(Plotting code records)
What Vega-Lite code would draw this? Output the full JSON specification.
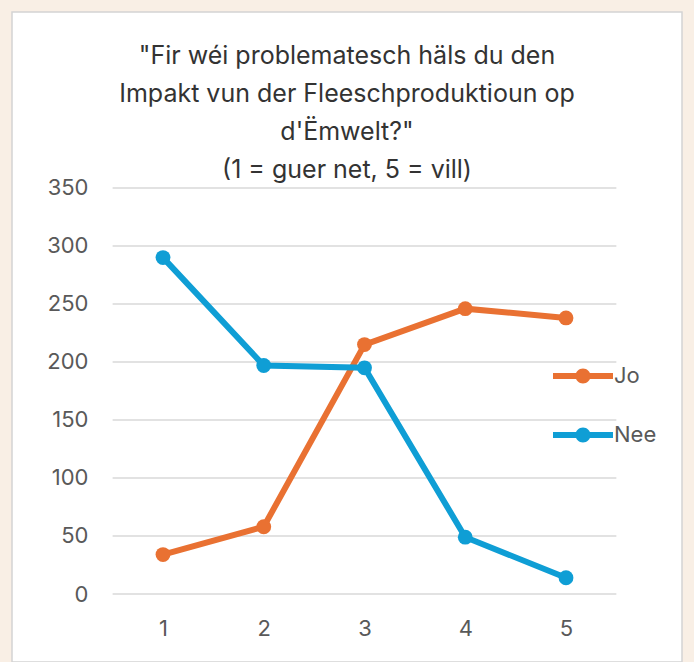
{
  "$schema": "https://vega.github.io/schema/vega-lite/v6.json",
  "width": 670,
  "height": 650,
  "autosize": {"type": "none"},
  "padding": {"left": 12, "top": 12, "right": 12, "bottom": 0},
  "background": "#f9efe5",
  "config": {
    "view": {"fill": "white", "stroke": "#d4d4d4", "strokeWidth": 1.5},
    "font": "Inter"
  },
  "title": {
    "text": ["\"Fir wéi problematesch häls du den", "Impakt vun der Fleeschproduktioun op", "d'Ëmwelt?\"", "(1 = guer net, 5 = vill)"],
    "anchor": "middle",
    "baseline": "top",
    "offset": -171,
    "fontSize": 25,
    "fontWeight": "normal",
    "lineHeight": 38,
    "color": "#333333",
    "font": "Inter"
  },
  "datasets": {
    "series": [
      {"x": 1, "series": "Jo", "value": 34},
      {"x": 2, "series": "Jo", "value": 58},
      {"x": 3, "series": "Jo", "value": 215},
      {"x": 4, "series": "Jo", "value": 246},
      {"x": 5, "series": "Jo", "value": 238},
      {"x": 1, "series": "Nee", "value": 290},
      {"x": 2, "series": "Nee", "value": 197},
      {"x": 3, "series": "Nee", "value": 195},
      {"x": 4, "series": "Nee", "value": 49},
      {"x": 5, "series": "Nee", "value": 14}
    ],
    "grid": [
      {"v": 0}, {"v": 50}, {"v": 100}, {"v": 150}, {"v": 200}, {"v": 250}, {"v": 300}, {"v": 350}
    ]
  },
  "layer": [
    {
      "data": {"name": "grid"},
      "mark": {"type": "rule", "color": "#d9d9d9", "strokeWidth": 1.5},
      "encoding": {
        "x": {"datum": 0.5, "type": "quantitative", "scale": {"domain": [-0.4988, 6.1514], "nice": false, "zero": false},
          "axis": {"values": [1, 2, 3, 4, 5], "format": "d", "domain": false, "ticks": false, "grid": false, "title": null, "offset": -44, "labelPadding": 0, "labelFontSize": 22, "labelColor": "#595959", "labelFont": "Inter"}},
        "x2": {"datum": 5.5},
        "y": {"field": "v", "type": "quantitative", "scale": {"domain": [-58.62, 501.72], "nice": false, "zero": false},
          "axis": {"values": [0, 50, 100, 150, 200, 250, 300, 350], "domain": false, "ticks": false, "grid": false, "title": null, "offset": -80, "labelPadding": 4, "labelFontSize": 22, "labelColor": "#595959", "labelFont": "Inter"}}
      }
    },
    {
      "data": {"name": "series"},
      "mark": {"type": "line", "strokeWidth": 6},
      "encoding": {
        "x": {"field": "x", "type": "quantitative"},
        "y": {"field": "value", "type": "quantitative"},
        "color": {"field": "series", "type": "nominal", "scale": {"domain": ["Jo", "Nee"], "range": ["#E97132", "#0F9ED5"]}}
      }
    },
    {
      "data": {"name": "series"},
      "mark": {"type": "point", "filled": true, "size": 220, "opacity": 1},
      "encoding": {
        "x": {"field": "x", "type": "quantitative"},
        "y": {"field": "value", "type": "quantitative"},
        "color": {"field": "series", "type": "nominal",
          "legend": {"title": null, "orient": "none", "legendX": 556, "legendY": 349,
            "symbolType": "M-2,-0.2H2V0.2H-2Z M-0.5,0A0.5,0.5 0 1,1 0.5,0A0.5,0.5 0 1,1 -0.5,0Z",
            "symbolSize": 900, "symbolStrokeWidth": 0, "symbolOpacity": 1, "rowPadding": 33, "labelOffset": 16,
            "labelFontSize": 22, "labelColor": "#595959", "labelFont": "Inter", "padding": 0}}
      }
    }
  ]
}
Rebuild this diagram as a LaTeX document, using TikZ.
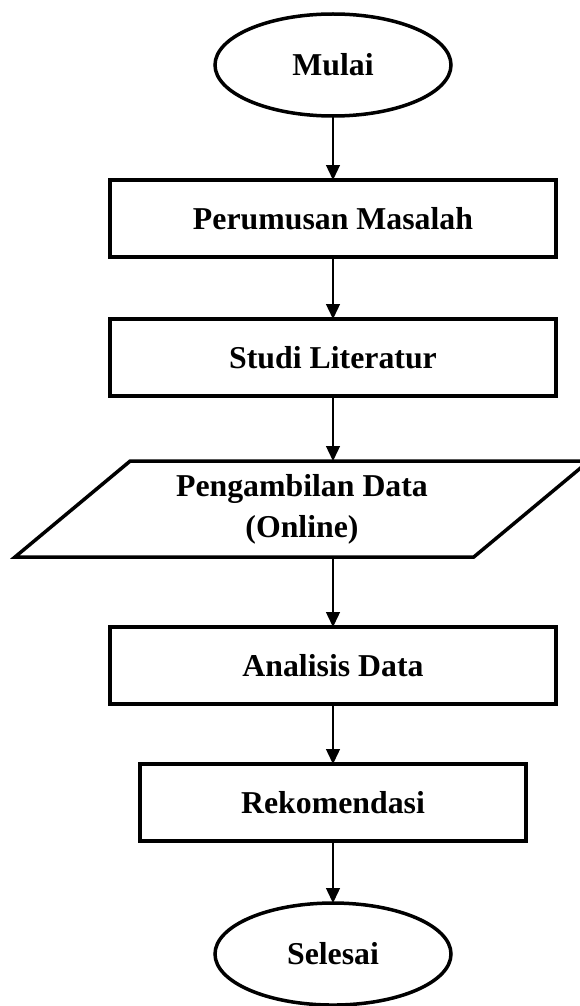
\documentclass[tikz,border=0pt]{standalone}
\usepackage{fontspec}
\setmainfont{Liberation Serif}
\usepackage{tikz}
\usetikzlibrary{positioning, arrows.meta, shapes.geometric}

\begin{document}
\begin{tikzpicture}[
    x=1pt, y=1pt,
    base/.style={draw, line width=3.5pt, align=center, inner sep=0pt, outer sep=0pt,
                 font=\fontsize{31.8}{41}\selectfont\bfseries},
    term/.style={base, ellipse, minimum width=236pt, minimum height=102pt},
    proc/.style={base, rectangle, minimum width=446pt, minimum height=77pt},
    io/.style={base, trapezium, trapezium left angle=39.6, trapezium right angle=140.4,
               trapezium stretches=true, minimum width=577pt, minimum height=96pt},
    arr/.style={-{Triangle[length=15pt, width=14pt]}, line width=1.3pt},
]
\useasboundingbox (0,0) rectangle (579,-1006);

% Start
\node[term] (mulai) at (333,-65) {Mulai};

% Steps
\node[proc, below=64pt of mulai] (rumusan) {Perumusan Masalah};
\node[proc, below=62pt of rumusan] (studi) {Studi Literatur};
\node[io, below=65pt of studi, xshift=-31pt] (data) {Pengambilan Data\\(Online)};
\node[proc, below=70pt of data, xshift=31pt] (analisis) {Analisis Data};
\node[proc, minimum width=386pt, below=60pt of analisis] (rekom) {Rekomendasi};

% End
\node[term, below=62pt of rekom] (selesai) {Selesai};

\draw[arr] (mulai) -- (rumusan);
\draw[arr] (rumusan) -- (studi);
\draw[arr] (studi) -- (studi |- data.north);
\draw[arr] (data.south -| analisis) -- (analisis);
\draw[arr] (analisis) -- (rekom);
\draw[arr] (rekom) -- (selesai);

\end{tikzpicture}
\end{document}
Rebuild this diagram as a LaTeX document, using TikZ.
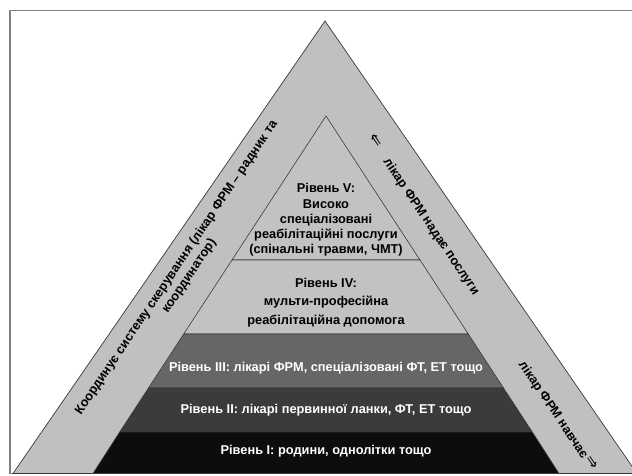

• AIM OF THE EXERCISE: Drop the pictures and reproduce the rest of the entries above exactly.

• RESPONSE TO THIS EXERCISE:
What Vega-Lite code would draw this? Output the full JSON specification.
{
  "$schema": "https://vega.github.io/schema/vega-lite/v6.json",
  "width": 670,
  "height": 650,
  "autosize": {"type": "none"},
  "padding": {"left": 12, "top": 12, "right": 12, "bottom": 0},
  "background": "#f9efe5",
  "config": {
    "view": {"fill": "white", "stroke": "#d4d4d4", "strokeWidth": 1.5},
    "font": "Inter"
  },
  "title": {
    "text": ["\"Fir wéi problematesch häls du den", "Impakt vun der Fleeschproduktioun op", "d'Ëmwelt?\"", "(1 = guer net, 5 = vill)"],
    "anchor": "middle",
    "baseline": "top",
    "offset": -171,
    "fontSize": 25,
    "fontWeight": "normal",
    "lineHeight": 38,
    "color": "#333333",
    "font": "Inter"
  },
  "datasets": {
    "series": [
      {"x": 1, "series": "Jo", "value": 34},
      {"x": 2, "series": "Jo", "value": 58},
      {"x": 3, "series": "Jo", "value": 215},
      {"x": 4, "series": "Jo", "value": 246},
      {"x": 5, "series": "Jo", "value": 238},
      {"x": 1, "series": "Nee", "value": 290},
      {"x": 2, "series": "Nee", "value": 197},
      {"x": 3, "series": "Nee", "value": 195},
      {"x": 4, "series": "Nee", "value": 49},
      {"x": 5, "series": "Nee", "value": 14}
    ],
    "grid": [
      {"v": 0}, {"v": 50}, {"v": 100}, {"v": 150}, {"v": 200}, {"v": 250}, {"v": 300}, {"v": 350}
    ]
  },
  "layer": [
    {
      "data": {"name": "grid"},
      "mark": {"type": "rule", "color": "#d9d9d9", "strokeWidth": 1.5},
      "encoding": {
        "x": {"datum": 0.5, "type": "quantitative", "scale": {"domain": [-0.4988, 6.1514], "nice": false, "zero": false},
          "axis": {"values": [1, 2, 3, 4, 5], "format": "d", "domain": false, "ticks": false, "grid": false, "title": null, "offset": -44, "labelPadding": 0, "labelFontSize": 22, "labelColor": "#595959", "labelFont": "Inter"}},
        "x2": {"datum": 5.5},
        "y": {"field": "v", "type": "quantitative", "scale": {"domain": [-58.62, 501.72], "nice": false, "zero": false},
          "axis": {"values": [0, 50, 100, 150, 200, 250, 300, 350], "domain": false, "ticks": false, "grid": false, "title": null, "offset": -80, "labelPadding": 4, "labelFontSize": 22, "labelColor": "#595959", "labelFont": "Inter"}}
      }
    },
    {
      "data": {"name": "series"},
      "mark": {"type": "line", "strokeWidth": 6},
      "encoding": {
        "x": {"field": "x", "type": "quantitative"},
        "y": {"field": "value", "type": "quantitative"},
        "color": {"field": "series", "type": "nominal", "scale": {"domain": ["Jo", "Nee"], "range": ["#E97132", "#0F9ED5"]}}
      }
    },
    {
      "data": {"name": "series"},
      "mark": {"type": "point", "filled": true, "size": 220, "opacity": 1},
      "encoding": {
        "x": {"field": "x", "type": "quantitative"},
        "y": {"field": "value", "type": "quantitative"},
        "color": {"field": "series", "type": "nominal",
          "legend": {"title": null, "orient": "none", "legendX": 556, "legendY": 349,
            "symbolType": "M-2,-0.2H2V0.2H-2Z M-0.5,0A0.5,0.5 0 1,1 0.5,0A0.5,0.5 0 1,1 -0.5,0Z",
            "symbolSize": 900, "symbolStrokeWidth": 0, "symbolOpacity": 1, "rowPadding": 33, "labelOffset": 16,
            "labelFontSize": 22, "labelColor": "#595959", "labelFont": "Inter", "padding": 0}}
      }
    }
  ]
}
Rebuild this diagram as a LaTeX document, using TikZ.
\documentclass[tikz,border=0pt]{standalone}
\usepackage{fontspec}
\setmainfont{Liberation Serif}
\usepackage{tikz}
\usetikzlibrary{positioning, arrows.meta, shapes.geometric}

\begin{document}
\begin{tikzpicture}[
    x=1pt, y=1pt,
    base/.style={draw, line width=3.5pt, align=center, inner sep=0pt, outer sep=0pt,
                 font=\fontsize{31.8}{41}\selectfont\bfseries},
    term/.style={base, ellipse, minimum width=236pt, minimum height=102pt},
    proc/.style={base, rectangle, minimum width=446pt, minimum height=77pt},
    io/.style={base, trapezium, trapezium left angle=39.6, trapezium right angle=140.4,
               trapezium stretches=true, minimum width=577pt, minimum height=96pt},
    arr/.style={-{Triangle[length=15pt, width=14pt]}, line width=1.3pt},
]
\useasboundingbox (0,0) rectangle (579,-1006);

% Start
\node[term] (mulai) at (333,-65) {Mulai};

% Steps
\node[proc, below=64pt of mulai] (rumusan) {Perumusan Masalah};
\node[proc, below=62pt of rumusan] (studi) {Studi Literatur};
\node[io, below=65pt of studi, xshift=-31pt] (data) {Pengambilan Data\\(Online)};
\node[proc, below=70pt of data, xshift=31pt] (analisis) {Analisis Data};
\node[proc, minimum width=386pt, below=60pt of analisis] (rekom) {Rekomendasi};

% End
\node[term, below=62pt of rekom] (selesai) {Selesai};

\draw[arr] (mulai) -- (rumusan);
\draw[arr] (rumusan) -- (studi);
\draw[arr] (studi) -- (studi |- data.north);
\draw[arr] (data.south -| analisis) -- (analisis);
\draw[arr] (analisis) -- (rekom);
\draw[arr] (rekom) -- (selesai);

\end{tikzpicture}
\end{document}
Rebuild this diagram as a LaTeX document, using TikZ.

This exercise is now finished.